(What the task requires) Report how many lines contain "diagram". Give the number and nothing else.

(Listed entries)
+ + +
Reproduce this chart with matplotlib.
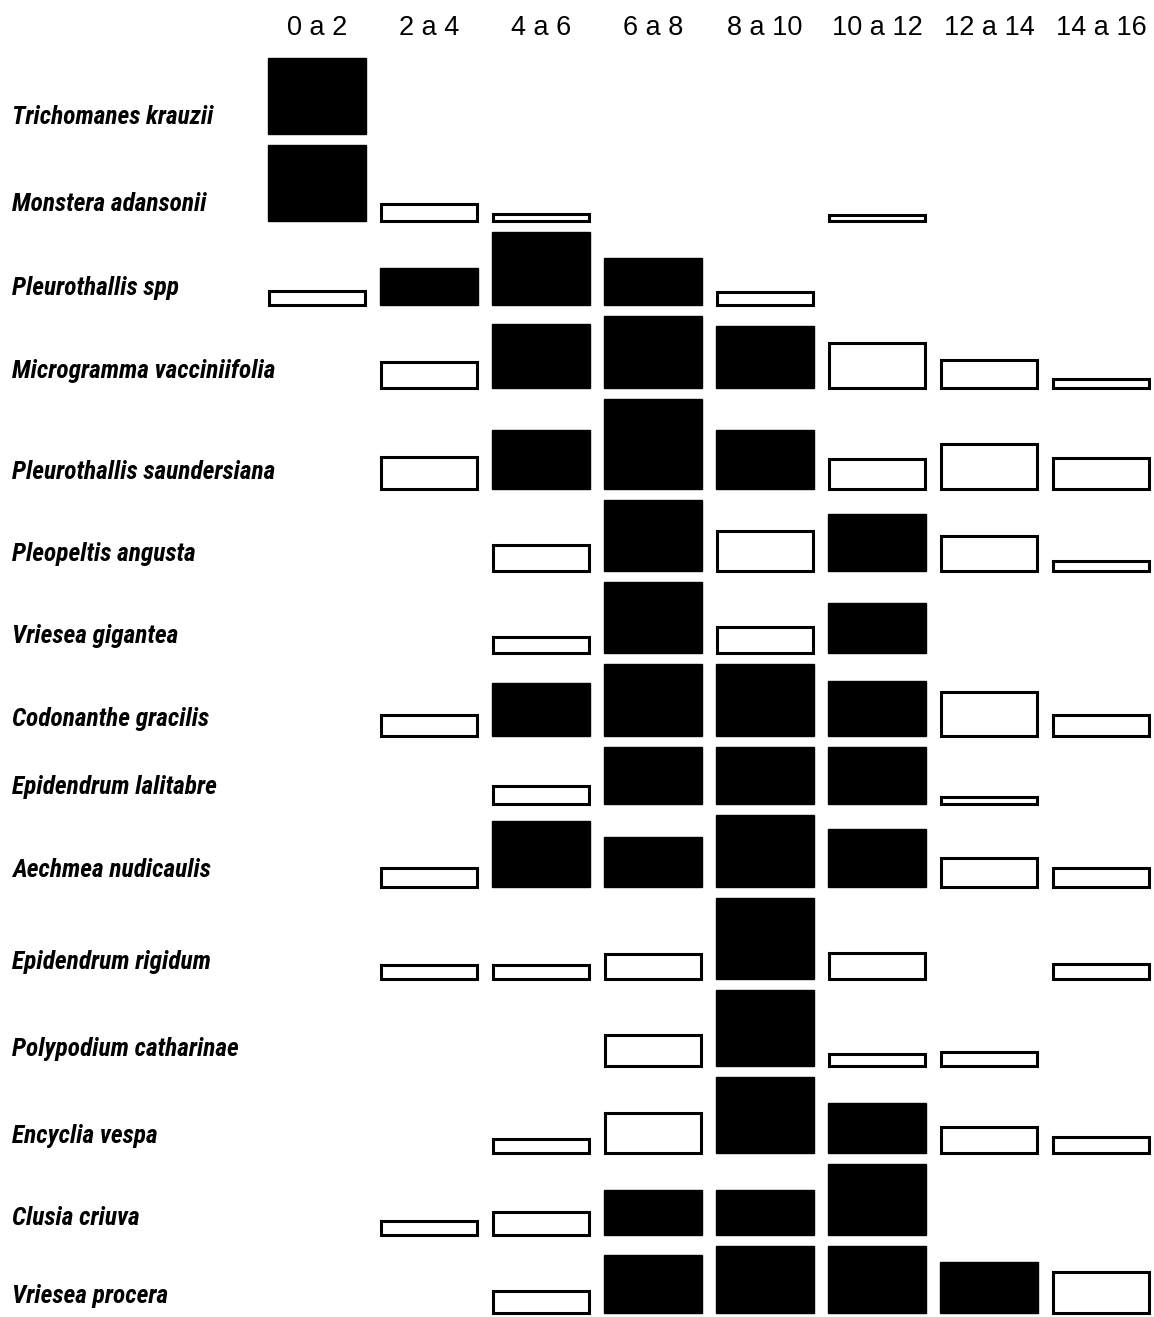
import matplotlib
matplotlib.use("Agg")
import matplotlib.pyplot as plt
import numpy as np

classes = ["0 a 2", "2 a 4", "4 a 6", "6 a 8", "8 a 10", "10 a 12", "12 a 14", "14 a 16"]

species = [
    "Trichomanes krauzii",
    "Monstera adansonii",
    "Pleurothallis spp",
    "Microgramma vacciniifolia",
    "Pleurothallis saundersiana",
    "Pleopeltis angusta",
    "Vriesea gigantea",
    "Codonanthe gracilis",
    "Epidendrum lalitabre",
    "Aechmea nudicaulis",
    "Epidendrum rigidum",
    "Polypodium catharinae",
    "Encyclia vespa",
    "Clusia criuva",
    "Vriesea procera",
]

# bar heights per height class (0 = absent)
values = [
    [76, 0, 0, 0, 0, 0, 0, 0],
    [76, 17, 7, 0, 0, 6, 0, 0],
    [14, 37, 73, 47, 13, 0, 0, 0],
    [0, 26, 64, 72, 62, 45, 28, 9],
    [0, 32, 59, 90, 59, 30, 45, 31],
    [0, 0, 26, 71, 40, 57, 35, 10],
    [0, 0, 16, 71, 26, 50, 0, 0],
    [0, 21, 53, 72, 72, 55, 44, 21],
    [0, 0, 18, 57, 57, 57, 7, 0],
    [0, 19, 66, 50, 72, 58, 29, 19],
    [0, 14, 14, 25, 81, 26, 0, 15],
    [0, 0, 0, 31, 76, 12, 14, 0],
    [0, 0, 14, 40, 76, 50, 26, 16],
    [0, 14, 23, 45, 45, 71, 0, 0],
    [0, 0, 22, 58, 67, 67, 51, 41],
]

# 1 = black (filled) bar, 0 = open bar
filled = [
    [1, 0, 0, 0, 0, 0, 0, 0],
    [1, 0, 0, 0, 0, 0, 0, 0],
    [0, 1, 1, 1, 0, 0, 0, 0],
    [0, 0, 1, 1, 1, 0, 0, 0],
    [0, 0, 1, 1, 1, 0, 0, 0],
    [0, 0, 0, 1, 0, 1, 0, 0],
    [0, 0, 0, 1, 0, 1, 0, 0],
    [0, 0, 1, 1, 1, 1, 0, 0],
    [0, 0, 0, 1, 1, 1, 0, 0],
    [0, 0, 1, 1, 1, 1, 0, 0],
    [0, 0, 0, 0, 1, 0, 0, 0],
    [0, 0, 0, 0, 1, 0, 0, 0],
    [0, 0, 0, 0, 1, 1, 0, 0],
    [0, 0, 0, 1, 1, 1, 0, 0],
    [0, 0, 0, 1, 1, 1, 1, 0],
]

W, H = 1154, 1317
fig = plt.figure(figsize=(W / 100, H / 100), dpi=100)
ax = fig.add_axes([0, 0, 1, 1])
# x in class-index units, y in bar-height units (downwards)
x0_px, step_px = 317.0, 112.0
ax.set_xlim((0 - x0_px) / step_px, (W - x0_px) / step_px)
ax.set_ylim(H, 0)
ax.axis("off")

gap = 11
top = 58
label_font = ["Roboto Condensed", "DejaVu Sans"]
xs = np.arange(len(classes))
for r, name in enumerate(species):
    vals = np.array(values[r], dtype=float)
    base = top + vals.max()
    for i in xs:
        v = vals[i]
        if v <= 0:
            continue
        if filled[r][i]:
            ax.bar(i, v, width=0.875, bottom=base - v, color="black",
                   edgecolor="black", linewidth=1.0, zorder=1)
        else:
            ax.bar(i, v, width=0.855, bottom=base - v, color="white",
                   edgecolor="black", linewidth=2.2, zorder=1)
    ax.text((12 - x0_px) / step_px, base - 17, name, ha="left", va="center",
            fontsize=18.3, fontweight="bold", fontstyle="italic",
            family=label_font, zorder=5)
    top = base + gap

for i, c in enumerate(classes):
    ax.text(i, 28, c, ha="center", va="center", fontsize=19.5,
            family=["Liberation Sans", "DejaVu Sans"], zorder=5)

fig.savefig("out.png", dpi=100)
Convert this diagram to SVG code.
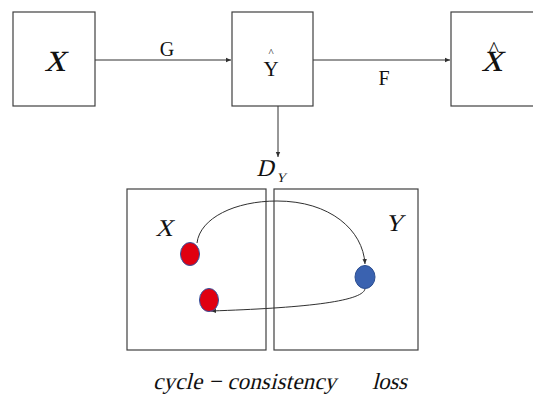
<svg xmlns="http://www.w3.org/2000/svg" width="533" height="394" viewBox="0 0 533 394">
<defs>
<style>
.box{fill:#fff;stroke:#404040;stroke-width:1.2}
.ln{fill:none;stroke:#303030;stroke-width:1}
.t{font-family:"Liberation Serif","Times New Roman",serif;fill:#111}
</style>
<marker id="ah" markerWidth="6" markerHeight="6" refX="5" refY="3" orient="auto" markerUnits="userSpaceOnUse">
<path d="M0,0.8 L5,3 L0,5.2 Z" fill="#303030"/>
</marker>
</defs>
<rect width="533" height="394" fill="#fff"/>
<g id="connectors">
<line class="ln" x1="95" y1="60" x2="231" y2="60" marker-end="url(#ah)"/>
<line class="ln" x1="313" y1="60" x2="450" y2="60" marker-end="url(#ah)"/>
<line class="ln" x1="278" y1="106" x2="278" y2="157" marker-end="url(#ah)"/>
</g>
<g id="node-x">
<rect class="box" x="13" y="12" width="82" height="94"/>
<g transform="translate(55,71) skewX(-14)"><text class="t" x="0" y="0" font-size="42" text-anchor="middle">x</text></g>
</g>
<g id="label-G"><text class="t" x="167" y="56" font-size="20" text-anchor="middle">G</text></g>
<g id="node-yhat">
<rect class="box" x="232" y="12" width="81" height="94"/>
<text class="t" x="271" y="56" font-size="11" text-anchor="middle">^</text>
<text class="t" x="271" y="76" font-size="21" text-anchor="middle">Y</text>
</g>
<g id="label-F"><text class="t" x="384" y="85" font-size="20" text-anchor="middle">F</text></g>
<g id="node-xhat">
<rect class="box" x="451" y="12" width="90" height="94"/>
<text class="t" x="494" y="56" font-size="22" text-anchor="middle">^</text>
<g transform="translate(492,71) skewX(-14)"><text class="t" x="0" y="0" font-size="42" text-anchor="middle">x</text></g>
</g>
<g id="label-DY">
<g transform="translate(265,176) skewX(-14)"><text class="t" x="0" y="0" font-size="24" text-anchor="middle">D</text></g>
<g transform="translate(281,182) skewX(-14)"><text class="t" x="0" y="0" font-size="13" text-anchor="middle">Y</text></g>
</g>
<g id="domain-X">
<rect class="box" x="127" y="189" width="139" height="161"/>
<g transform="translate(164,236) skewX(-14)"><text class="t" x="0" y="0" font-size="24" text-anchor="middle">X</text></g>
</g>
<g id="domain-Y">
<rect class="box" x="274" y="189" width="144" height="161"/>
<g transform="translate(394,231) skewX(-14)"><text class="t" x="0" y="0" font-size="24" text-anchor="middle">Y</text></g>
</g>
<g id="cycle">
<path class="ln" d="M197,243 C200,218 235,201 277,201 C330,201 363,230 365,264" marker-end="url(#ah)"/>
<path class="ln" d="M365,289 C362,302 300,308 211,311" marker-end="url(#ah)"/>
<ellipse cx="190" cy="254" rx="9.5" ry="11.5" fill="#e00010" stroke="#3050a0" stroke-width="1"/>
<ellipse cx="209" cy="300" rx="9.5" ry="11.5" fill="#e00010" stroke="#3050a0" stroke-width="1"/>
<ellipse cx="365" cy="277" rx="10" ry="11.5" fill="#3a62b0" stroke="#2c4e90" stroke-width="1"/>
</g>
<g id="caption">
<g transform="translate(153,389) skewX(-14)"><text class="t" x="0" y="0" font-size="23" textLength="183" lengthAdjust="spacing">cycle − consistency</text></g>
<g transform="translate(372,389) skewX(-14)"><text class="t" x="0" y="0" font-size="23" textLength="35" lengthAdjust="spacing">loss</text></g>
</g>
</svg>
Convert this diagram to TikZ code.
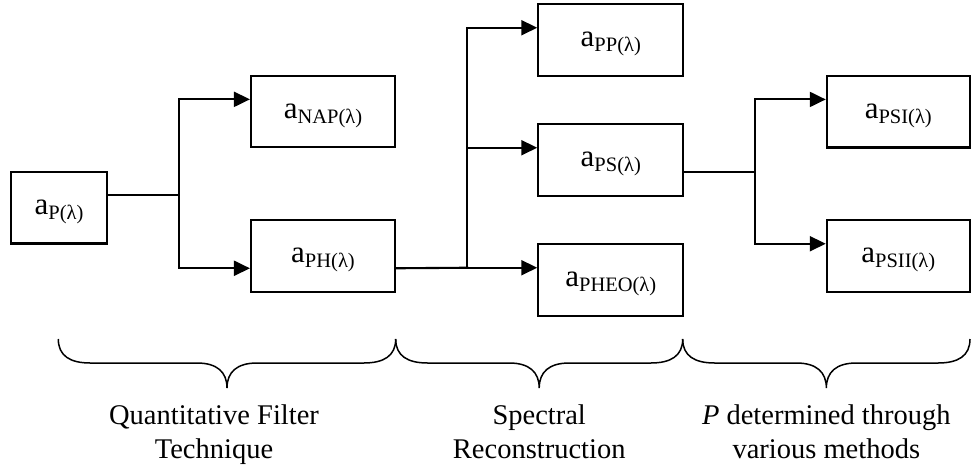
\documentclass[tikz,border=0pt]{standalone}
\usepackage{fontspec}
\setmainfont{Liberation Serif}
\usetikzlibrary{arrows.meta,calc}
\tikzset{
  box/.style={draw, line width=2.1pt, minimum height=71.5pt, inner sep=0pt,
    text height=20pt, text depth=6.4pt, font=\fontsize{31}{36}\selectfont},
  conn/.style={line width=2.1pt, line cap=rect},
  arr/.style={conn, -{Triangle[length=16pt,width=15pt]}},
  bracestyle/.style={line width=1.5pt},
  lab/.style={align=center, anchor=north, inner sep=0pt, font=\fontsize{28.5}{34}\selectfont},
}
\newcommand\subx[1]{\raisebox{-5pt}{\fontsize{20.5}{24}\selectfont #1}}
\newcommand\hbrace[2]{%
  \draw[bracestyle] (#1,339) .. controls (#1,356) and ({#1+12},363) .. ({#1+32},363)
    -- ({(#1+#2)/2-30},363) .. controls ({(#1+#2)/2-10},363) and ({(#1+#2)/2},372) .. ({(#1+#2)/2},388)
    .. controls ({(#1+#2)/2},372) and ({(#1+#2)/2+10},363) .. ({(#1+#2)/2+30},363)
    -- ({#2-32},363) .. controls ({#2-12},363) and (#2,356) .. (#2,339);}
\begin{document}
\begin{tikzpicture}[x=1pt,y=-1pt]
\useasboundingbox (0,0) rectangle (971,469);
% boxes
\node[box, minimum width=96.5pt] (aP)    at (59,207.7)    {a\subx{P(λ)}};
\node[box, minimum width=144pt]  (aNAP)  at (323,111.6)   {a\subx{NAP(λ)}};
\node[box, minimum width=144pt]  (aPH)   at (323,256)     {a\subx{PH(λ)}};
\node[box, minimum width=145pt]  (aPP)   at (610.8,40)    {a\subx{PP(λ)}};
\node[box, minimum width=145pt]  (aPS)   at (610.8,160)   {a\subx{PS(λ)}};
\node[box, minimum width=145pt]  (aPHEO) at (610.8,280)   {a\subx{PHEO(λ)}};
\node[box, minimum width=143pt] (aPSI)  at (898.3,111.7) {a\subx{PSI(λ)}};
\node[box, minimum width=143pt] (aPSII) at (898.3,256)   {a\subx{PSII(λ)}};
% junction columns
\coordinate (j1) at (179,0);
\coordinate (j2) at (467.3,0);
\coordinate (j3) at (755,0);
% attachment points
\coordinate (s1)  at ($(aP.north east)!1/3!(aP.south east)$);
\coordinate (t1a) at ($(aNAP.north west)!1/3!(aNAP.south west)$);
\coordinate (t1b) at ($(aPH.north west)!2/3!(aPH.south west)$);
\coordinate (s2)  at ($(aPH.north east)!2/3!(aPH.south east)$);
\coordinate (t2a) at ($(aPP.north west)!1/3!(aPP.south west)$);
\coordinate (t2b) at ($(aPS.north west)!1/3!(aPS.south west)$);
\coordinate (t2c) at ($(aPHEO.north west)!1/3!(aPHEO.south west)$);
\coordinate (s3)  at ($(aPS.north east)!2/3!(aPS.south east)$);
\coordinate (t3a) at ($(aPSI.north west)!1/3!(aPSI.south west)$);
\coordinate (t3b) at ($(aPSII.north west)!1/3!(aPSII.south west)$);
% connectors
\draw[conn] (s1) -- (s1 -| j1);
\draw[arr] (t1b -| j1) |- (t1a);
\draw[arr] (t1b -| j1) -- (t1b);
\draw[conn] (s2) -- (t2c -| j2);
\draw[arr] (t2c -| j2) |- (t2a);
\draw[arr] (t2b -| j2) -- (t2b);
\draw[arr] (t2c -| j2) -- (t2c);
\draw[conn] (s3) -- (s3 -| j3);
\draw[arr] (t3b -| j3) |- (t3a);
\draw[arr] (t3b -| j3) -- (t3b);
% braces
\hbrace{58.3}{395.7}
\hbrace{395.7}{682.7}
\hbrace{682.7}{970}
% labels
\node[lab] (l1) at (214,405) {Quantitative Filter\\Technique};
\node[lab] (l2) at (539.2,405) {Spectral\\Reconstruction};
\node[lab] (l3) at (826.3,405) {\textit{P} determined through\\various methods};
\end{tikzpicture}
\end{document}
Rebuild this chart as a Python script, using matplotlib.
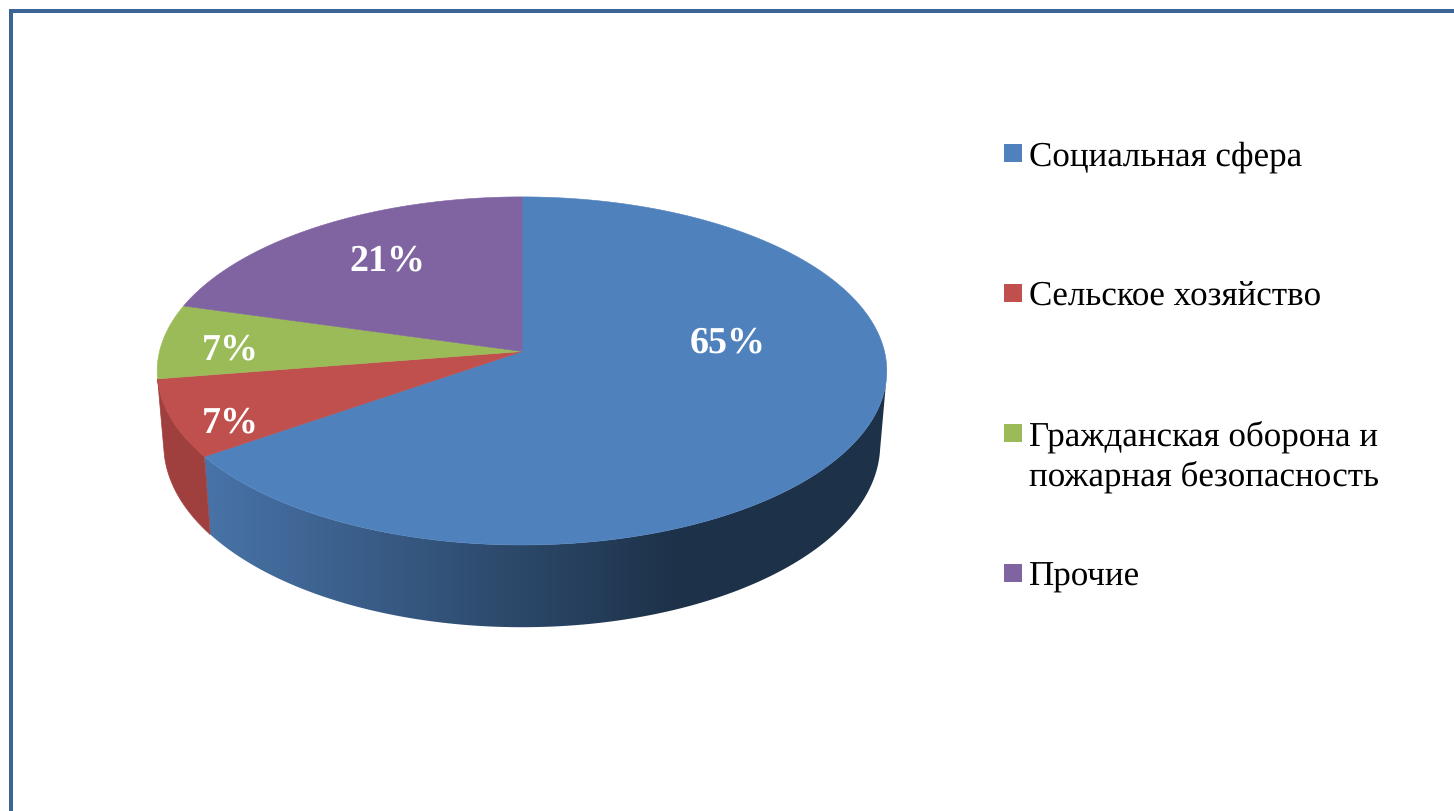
+ + +
(Final result) 2